Bai Lo Voi beach was less scenic, but also less built up in that there was not a single hotel or bar built onto it. We waded a little, and then sat on the concrete steps that led back up to the goat field, planning on what to do the next day. Scattered around our feet were some items of refuse: mostly discarded bits of broken fishing materials such as parts of nets or lines, but also evidence of feasts like dozens of rambutan skins.

On the way back to our hotel we discovered that the wharf area we had visited that morning was a popular late afternoon swimming spot. In fact, it felt as though the whole town had come to have a post work or school swim. A number of food stalls had also been set up to cater for the increased appetite of the swimmers. As we did not swim, we weren't yet hungry enough to eat so we returned home and read on the balcony for a time.
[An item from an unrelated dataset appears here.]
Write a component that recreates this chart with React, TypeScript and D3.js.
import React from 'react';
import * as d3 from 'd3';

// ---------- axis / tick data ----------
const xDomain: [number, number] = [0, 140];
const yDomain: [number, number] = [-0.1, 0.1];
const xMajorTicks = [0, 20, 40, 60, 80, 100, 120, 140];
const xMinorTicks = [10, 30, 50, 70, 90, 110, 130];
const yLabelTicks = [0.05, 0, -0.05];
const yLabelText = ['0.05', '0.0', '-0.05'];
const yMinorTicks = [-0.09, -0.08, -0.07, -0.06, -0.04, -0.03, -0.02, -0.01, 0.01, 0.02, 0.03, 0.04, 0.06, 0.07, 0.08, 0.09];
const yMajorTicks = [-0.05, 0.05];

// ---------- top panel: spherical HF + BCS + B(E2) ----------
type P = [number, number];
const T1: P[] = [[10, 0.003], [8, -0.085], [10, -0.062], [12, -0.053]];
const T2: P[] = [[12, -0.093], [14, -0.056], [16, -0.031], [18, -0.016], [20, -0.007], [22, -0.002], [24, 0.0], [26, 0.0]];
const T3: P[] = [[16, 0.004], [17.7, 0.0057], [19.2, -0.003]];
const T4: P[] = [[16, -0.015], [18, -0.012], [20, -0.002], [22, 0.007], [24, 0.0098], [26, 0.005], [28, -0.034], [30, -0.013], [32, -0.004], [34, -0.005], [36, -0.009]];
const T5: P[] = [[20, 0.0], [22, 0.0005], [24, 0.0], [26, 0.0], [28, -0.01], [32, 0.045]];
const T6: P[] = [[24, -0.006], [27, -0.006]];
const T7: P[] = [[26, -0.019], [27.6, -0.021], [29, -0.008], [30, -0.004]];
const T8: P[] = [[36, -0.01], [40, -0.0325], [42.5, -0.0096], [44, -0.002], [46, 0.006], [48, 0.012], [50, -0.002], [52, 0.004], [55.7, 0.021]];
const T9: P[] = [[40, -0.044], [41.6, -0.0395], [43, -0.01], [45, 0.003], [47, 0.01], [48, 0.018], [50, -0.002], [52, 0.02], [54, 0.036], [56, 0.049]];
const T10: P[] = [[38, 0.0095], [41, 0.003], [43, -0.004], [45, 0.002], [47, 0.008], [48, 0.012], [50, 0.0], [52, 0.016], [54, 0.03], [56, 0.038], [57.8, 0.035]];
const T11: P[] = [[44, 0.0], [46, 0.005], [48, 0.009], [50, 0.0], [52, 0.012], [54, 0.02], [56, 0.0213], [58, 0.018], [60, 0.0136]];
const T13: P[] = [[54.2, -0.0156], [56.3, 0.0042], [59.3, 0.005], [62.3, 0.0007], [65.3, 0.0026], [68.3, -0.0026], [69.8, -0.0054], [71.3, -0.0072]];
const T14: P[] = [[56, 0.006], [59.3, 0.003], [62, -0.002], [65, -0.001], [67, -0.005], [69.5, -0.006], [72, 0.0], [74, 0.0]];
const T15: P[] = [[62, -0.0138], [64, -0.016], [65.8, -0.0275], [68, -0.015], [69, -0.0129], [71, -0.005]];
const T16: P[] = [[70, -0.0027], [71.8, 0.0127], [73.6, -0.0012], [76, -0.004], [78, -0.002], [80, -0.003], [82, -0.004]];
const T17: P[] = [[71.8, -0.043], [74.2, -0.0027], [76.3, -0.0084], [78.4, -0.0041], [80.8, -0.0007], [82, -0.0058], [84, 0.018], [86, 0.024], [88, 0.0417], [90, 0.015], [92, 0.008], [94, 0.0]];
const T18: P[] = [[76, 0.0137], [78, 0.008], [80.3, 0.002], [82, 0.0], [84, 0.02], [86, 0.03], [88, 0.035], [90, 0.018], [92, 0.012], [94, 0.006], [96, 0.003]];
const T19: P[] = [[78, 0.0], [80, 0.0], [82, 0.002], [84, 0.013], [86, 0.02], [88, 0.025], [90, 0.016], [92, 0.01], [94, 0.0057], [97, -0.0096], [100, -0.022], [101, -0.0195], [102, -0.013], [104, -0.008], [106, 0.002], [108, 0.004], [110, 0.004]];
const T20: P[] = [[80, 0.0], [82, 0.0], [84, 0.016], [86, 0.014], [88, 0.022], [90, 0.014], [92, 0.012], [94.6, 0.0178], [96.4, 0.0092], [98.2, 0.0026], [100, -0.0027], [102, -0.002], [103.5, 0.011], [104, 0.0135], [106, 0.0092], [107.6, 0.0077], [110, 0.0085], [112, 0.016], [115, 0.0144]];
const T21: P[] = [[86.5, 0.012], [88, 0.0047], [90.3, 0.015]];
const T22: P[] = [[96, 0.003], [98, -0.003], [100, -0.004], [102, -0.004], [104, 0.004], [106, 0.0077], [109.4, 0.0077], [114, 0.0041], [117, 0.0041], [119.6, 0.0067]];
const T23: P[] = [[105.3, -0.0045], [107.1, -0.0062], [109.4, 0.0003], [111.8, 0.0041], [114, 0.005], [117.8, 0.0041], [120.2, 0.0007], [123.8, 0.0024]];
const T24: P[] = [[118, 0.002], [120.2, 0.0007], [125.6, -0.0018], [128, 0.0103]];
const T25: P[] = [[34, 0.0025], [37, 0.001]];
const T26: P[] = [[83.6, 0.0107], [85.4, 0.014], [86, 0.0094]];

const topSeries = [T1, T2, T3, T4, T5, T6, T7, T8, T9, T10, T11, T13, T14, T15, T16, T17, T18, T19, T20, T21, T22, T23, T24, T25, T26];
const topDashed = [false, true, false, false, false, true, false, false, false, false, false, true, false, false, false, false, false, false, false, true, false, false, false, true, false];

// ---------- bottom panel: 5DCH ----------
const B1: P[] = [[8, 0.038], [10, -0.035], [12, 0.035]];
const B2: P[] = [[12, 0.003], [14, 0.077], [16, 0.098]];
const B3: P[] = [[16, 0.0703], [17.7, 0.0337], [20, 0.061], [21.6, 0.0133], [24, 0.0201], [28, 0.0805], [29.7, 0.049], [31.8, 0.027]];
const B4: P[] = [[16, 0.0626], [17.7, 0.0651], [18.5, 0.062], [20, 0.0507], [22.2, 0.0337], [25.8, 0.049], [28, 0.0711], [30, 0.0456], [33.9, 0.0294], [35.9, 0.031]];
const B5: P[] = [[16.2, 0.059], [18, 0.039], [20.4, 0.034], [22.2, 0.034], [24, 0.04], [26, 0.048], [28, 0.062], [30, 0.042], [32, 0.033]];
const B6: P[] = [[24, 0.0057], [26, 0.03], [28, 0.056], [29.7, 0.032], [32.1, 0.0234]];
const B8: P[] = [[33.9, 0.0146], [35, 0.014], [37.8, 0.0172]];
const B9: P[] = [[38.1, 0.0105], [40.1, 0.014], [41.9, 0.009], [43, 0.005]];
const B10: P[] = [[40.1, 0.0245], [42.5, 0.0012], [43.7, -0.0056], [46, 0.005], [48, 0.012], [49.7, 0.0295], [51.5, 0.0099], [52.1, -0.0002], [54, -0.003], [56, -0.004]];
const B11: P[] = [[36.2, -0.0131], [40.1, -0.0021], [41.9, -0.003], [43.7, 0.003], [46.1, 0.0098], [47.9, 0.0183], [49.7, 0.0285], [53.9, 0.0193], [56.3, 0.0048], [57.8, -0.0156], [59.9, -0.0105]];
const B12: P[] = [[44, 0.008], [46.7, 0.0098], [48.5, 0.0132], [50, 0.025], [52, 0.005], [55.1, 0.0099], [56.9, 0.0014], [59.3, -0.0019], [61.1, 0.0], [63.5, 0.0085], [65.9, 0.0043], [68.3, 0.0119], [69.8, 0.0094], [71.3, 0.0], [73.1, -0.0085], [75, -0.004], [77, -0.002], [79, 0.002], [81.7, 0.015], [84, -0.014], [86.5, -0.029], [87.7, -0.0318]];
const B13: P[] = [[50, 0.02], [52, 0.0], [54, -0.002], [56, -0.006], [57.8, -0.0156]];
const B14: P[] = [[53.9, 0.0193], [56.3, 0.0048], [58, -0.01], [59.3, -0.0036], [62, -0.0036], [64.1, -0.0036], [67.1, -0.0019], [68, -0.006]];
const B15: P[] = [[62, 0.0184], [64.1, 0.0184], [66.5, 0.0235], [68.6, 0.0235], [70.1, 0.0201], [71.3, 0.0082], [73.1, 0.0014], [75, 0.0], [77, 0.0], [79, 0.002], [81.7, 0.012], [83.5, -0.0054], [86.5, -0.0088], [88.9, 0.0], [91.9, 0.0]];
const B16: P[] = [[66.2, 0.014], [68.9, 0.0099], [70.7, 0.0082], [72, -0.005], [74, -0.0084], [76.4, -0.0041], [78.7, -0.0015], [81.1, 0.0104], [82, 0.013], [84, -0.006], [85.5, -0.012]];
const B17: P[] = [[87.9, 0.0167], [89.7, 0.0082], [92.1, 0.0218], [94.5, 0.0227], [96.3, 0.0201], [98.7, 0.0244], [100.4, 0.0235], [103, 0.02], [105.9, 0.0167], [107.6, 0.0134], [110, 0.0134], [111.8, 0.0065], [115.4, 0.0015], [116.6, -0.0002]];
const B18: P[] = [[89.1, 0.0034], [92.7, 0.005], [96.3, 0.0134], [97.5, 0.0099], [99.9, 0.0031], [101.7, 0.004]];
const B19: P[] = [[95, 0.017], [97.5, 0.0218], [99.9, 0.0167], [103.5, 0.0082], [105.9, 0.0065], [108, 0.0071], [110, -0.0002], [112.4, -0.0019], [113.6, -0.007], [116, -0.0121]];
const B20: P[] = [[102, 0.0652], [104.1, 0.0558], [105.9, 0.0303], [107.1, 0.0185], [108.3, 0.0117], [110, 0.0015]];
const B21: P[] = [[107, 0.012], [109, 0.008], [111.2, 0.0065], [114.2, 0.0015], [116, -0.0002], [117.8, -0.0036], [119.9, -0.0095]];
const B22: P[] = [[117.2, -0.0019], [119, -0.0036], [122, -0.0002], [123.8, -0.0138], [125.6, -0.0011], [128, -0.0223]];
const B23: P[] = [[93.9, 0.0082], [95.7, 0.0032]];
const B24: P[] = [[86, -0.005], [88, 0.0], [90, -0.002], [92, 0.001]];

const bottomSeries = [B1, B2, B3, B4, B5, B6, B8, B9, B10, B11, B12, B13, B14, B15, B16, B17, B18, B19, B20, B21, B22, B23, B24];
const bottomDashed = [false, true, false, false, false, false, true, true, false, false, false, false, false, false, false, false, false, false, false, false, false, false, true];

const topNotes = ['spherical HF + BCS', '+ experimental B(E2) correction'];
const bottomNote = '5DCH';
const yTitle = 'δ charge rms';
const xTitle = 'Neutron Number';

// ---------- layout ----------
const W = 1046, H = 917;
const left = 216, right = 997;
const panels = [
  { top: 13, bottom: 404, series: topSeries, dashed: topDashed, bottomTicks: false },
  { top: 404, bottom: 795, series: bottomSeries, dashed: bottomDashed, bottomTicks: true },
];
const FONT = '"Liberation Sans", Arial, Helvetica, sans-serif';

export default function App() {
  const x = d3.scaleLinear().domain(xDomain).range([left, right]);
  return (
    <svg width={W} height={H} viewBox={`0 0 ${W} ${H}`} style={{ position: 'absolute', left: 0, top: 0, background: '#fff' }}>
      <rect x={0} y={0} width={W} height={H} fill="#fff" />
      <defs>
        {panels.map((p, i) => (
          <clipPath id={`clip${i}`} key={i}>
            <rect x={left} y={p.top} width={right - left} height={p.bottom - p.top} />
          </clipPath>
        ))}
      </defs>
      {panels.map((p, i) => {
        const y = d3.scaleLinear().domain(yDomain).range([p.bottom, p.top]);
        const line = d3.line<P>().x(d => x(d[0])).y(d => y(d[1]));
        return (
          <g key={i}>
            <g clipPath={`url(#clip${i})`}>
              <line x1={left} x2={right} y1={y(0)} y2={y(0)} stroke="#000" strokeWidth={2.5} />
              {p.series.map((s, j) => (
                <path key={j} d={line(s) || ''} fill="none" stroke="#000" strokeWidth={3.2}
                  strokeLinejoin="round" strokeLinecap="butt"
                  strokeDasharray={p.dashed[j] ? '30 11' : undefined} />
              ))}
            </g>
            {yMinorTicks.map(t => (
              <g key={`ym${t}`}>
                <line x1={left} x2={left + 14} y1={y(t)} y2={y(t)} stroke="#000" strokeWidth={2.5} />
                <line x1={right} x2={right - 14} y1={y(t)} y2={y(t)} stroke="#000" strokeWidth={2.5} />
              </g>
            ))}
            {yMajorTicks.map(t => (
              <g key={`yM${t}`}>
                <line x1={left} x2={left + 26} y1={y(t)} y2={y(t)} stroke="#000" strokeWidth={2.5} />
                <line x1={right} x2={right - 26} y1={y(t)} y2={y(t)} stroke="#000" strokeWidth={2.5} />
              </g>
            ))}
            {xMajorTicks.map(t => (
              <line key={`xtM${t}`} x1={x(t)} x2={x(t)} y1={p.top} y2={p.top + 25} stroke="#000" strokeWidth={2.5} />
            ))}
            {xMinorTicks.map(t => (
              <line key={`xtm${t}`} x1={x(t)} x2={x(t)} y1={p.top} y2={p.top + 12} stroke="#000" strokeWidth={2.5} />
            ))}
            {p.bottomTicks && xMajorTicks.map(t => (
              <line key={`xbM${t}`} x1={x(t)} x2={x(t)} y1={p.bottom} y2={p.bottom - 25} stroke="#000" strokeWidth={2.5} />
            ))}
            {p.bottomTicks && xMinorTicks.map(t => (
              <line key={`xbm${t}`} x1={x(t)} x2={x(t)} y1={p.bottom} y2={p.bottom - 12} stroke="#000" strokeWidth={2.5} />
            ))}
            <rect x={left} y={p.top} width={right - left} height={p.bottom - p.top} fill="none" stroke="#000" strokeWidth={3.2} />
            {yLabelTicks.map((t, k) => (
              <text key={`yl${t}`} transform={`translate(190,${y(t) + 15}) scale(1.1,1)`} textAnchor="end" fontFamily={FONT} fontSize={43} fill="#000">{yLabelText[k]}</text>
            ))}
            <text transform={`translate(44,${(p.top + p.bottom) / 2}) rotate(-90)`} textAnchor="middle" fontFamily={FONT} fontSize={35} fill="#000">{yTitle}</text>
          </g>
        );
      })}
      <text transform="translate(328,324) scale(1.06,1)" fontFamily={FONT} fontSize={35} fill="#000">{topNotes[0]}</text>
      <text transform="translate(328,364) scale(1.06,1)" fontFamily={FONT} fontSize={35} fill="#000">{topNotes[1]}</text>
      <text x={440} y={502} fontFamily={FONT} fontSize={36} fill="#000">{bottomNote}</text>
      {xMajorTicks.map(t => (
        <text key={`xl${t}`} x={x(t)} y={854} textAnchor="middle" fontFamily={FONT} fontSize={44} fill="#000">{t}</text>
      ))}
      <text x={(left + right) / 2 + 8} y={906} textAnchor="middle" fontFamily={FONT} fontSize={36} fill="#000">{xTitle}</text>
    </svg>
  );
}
For dinner, we chose an upmarket hotel restaurant called Villa Maison. Though undoubtedly one of the fanciest places in town, the prices remained astoundingly affordable and even offered English menus. Though the waitress had limited English ability, and we had zero Vietnamese ability, we made good use of Google Translate to work out the answers to questions.

We worked out that the vegetarian banh xeo contained no egg or dairy, so I tucked into the Vietnamese rice pancake (filled in this instance with shredded veggies and tofu) while Yannick had spicy fish. We both enjoyed a glass of rosé, and were surprised by the abundance of wildlife. Having sat outdoors on the terrace next to a small garden, I was enthralled by a couple of toads who croaked and leapt around. My favourite part was just after a jump, when they sat still and bolt upright, their chunky arms held straight, sticky fingers splayed on the dirt below them. Cats, lizards, and a really big moth also made an appearance. Apart from the wildlife, we had the entire place to ourselves, and as we were about to leave the owner came to thank us for dining. She told us that they had only opened five weeks before, and asked us if the service and food was up to our standards. We told her that everything was delicious, and suggested registering on TripAdvisor so that we could leave a review. She informed us that the weather should improve soon, and invited us to come back another time. As we left, our waiter said to me shyly "You are very beautiful." I got the sense that she had rehearsed that before approaching me, and it was very sweet. Con Son was quickly becoming my favourite place in Vietnam, and by extension, the world.